Während in andern Serien die Songs im Hintergrund in atmosphärischen Szenen laufen, steht die Musik und Tanz in „Hype“ im Mittelpunkt. Dialoge und Szenen leiten auf die Lieder über, die von den Darstellerinnen und Darstellern performt werden. Dass auch die Songs dabei mit ihrer Qualität überzeugen, liegt auch am Verantwortlichen für die Filmmusik: Samuele „Frio“ Frijo produziert aktuell für Deutschlands größte Hip-Hop-Künstlerinnen und Künstler, darunter Shirin David.

„Wurde Zeit, dass wir unsere Geschichte selbst erzählen“

Das Herzblut und die Leidenschaft, die das Ehepaar Phul in das Format gesteckt hat, sind in jeder Minute spürbar. „Es wurde Zeit, dass wir unsere Geschichte endlich mal selbst erzählen“, sagen beide. Was sie damit meinen: In vielen anderen sogenannten urbanen Formaten, in denen es um benachteiligte Viertel und Hip Hop geht, kommen weiße und privilegierte Produzenten und Regisseure in die sogenannten „Brennpunkte“, profitieren von der Story der Menschen dort, verdienen viel Geld damit - und sind dann wieder weg. Vor Ort profitiert nachhaltig kaum jemand. Zuletzt war beispielsweise die Serie „4 Blocks“ damit sehr erfolgreich.

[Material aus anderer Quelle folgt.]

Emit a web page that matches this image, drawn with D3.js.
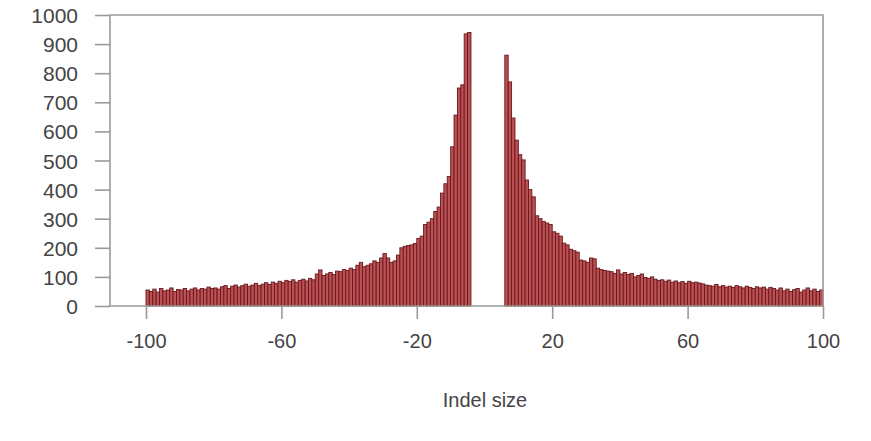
<!DOCTYPE html>
<html>
<head>
<meta charset="utf-8">
<script src="https://cdn.jsdelivr.net/npm/d3@7"></script>
<style>
  body { margin: 0; background: #fff; }
  svg text { font-family: "Liberation Sans", Arial, sans-serif; }
</style>
</head>
<body>
<div id="chart"></div>
<script>
// deletions: sizes -100 .. -5 (bar covers [s, s+1])
const delSizes = d3.range(-100, -4);
const delCounts = [
  55, 50, 58, 48, 60, 52, 55, 62, 50, 57,
  55, 60, 52, 58, 62, 55, 60, 58, 65, 60,
  62, 58, 66, 70, 60, 68, 72, 65, 70, 75,
  68, 72, 78, 70, 75, 80, 74, 82, 78, 85,
  80, 88, 84, 90, 82, 88, 92, 86, 95, 90,
  110, 124, 105, 110, 115, 108, 120, 118, 125, 122,
  130, 125, 140, 150, 135, 140, 145, 155, 150, 165,
  180, 165, 150, 155, 175, 200, 205, 208, 210, 215,
  232, 240, 280, 288, 300, 325, 340, 388, 420, 445,
  547, 656, 749, 760, 935, 940
];

// insertions: sizes 7 .. 100 (bar covers [s-1, s])
const insSizes = d3.range(7, 101);
const insCounts = [
  862, 770, 646, 570, 520, 502, 433, 400, 375, 310,
  300, 290, 285, 280, 255, 250, 240, 216, 210, 195,
  190, 185, 158, 155, 150, 165, 162, 130, 125, 122, 120,
  118, 112, 124, 110, 115, 108, 112, 100, 105, 110, 98,
  95, 100, 92, 88, 90, 85, 89, 82, 86, 80, 84, 78, 85, 80, 82, 79, 76,
  72, 70, 68, 74, 66, 70, 65, 68, 64, 70, 66, 62, 68, 64, 60, 66, 62, 65, 58, 64,
  60, 55, 62, 52, 58, 50, 56, 60, 48, 55, 62, 52, 58, 50, 55
];

const xTicks = [-100, -60, -20, 20, 60, 100];
const yTicks = [0, 100, 200, 300, 400, 500, 600, 700, 800, 900, 1000];

const width = 871, height = 441;
const frame = { left: 110, right: 823, top: 15, bottom: 306 };

const svg = d3.select("#chart").append("svg")
    .attr("width", width)
    .attr("height", height);

const x = d3.scaleLinear().domain([-100, 100]).range([146, 823]);
const y = d3.scaleLinear().domain([0, 1000]).range([frame.bottom, frame.top]);

const bars = delSizes.map((s, i) => ({ x0: s, x1: s + 1, v: delCounts[i] }))
    .concat(insSizes.map((s, i) => ({ x0: s - 1, x1: s, v: insCounts[i] })));

svg.append("g")
    .selectAll("rect")
    .data(bars)
    .join("rect")
    .attr("x", d => x(d.x0))
    .attr("width", d => x(d.x1) - x(d.x0))
    .attr("y", d => y(d.v))
    .attr("height", d => y(0) - y(d.v))
    .attr("fill", "#bd5053")
    .attr("stroke", "#66181c")
    .attr("stroke-width", 0.9);

const axisColor = "#9a9a9a";
const plainNum = d => String(d); // keep ascii hyphen, no thousands comma

// frame (left, top, right, bottom)
svg.append("path")
    .attr("d", `M${frame.left},${frame.bottom}V${frame.top}H${frame.right}V${frame.bottom}H${frame.left}`)
    .attr("fill", "none")
    .attr("stroke", axisColor)
    .attr("stroke-width", 1.6);

// y axis
const yAxis = svg.append("g")
    .attr("transform", `translate(${frame.left},0)`)
    .call(d3.axisLeft(y).tickValues(yTicks).tickFormat(plainNum).tickSize(15).tickPadding(17));
yAxis.select(".domain").remove();
yAxis.selectAll("line").attr("stroke", axisColor).attr("stroke-width", 1.6);
yAxis.selectAll("text")
    .attr("fill", "#444")
    .style("font-size", "21px")
    .attr("dy", "0.36em");

// x axis
const xAxis = svg.append("g")
    .attr("transform", `translate(0,${frame.bottom})`)
    .call(d3.axisBottom(x).tickValues(xTicks).tickFormat(plainNum).tickSize(13).tickPadding(15));
xAxis.select(".domain").remove();
xAxis.selectAll("line").attr("stroke", axisColor).attr("stroke-width", 1.6);
xAxis.selectAll("text")
    .attr("fill", "#444")
    .style("font-size", "20px");

svg.append("text")
    .attr("x", 485)
    .attr("y", 407)
    .attr("text-anchor", "middle")
    .attr("fill", "#444")
    .style("font-size", "20px")
    .text("Indel size");
</script>
</body>
</html>
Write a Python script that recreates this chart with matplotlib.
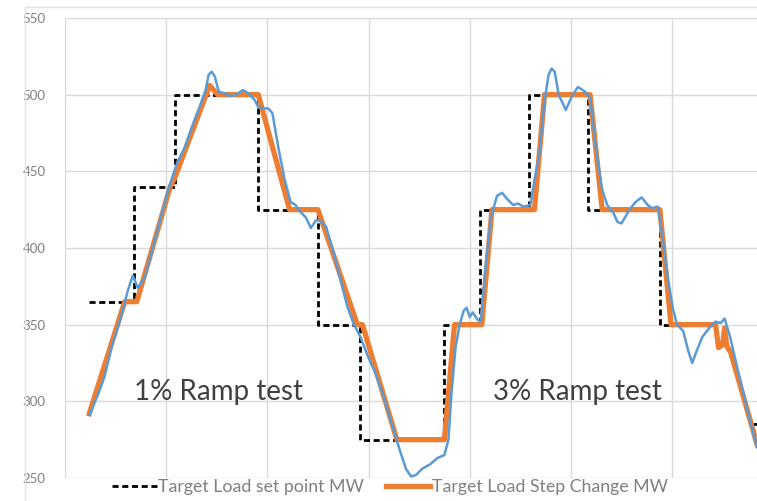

Mit „Hype“ wollen die Phuls alles anders machen, haben die Serie organisch entwickelt. Mit ihrer Produktionsfirma „Picture Me Rollin‘“ haben sie noch große Pläne. „Wir fangen gerade erst an. Wenn man uns die nötigen Mittel gibt, wollen wir Formate machen, die international erfolgreich sein können. Dann können wir sogar Hollywood“, sagt Esra Phul.